Where are they? And where are they going? We had all these ideas about what the photo meant before reading the title. We thought they saw something on the side and were slowing down. You could make out yellow lines behind them, indicating they were on a road, possibly a highway. I said, ” This is when you find yourself in the middle of nowhere.” “It makes me want to go on a road trip.” We both looked at the image, entranced, almost wanting to replace the subjects and be on our way to an unknown. The title is Waiting for the light.
This photo was part of the framed vernacular prints: odd creepy photos including a dog with two heads. This particular one made was us shudder. The more we stared at the four women, the more we slipped into their world of rigidness and strict daily routines, we imagine these women possessed and forced upon anyone who met them. Being who we are we rebelled against the idea, cringing at the feeling their stern faces invoked. The four women all had a striking similarity, except for their height. Their clothes and hairstyles were the same, even how they stood with their hands tightly around their side or over their stomach, not letting anything escape. And behind them, the background was nothing more than gray barns and grass– a cruel world.
Rachel David’s Holding Pattern was dark and sinister– a real torture, contemplating what the artist was thinking as she sculpted these pieces. One item reminded me of the mirror the evil queen from snow white looks at before she decides to kill her off. Where would you find these items? In the underworld where someone worse than hades rules over spirits. The entire exhibition was uniform; all the pieces had a resemblance to items formerly used in the spanish inquisition. But you didn’t have to enter any of them, just by staring, it made your blood turn over, looking at the pointy spikes, and grotesque alien arms.

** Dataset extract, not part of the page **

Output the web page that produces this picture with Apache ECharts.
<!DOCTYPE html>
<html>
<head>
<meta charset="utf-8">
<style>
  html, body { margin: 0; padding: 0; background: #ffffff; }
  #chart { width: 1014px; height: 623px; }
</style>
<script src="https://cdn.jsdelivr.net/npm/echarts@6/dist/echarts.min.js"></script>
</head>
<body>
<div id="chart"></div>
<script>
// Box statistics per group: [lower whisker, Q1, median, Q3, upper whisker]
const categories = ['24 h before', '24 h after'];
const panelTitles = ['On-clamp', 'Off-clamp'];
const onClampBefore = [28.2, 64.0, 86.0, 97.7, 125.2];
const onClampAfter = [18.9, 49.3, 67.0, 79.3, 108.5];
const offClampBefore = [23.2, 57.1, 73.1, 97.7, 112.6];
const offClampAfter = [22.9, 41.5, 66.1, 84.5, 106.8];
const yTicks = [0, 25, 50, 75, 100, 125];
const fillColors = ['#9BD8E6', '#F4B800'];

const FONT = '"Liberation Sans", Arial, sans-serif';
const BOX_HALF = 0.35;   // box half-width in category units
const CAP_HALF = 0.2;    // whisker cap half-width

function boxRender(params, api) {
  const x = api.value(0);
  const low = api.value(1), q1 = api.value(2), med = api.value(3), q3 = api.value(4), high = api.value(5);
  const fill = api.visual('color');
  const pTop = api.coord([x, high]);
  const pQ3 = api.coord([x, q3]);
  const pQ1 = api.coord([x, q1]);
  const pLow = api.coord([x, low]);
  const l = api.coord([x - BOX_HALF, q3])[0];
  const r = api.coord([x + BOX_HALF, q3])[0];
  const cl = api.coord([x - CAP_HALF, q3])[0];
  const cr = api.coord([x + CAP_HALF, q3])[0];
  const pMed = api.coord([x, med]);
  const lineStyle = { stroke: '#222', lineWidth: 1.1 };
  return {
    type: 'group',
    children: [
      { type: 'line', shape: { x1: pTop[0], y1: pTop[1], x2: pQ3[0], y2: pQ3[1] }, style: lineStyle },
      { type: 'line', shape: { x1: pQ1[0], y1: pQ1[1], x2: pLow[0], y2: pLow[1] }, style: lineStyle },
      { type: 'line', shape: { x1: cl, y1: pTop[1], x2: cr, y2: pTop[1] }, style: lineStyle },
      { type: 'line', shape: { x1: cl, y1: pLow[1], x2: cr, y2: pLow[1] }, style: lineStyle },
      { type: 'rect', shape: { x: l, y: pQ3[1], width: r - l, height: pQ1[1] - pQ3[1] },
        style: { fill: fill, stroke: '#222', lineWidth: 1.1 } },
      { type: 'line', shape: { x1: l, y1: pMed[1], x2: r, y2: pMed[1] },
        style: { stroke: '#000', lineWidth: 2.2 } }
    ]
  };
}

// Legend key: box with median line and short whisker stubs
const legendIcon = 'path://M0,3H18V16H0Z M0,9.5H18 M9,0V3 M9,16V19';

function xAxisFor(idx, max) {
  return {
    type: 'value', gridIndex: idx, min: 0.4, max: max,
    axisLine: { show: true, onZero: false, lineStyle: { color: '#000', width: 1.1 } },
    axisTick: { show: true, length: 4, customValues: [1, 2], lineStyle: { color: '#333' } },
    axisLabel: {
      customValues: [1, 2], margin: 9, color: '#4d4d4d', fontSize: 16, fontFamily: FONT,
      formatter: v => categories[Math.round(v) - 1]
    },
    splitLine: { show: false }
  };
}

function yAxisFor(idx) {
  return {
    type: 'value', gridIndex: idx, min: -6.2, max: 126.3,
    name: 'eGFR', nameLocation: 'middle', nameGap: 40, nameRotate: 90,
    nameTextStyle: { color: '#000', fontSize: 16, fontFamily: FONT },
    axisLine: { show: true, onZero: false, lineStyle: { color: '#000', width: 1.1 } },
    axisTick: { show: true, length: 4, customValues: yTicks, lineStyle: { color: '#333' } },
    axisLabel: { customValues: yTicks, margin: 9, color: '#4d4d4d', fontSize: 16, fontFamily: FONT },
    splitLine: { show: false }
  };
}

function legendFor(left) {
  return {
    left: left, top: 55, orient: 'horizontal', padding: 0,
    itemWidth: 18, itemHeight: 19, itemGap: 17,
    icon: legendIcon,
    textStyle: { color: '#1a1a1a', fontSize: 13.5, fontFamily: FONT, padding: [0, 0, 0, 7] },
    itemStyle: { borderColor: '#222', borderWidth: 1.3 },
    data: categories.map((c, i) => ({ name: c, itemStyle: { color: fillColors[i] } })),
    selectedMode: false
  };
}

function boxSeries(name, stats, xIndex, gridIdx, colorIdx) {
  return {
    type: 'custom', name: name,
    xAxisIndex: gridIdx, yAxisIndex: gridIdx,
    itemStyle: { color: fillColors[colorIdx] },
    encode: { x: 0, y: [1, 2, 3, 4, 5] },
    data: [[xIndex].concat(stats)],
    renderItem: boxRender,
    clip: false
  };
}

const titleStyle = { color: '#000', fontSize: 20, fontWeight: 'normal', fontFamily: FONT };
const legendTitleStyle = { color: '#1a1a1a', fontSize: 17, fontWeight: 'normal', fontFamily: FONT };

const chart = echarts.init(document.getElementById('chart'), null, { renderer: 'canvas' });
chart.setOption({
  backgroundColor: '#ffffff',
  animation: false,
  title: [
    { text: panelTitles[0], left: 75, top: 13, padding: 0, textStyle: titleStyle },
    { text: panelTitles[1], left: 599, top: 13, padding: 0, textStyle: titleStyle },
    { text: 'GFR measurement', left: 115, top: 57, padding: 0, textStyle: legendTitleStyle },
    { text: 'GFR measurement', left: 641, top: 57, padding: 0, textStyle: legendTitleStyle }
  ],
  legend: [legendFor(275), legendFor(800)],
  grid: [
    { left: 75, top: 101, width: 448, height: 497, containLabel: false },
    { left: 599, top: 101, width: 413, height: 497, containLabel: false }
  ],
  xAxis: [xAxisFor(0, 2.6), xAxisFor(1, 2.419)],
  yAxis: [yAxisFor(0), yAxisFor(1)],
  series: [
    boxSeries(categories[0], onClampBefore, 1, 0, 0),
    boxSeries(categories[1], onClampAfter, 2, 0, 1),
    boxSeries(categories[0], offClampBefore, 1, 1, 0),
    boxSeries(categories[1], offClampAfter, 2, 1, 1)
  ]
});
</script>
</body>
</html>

It’s possible the white wine had an effect, but once we fell upon the last gallery, the dancing music, the shatter in the night and the colorful photos, changed our opaque faces. The photos depicted happiness in the present intertwined with freedom discovered and now in full rendering. I loved the nakedness, the giving in to the landscape and the scenes unfolding to flirty nudes, suggestive glances and wild escapes. I left with a lightness of being.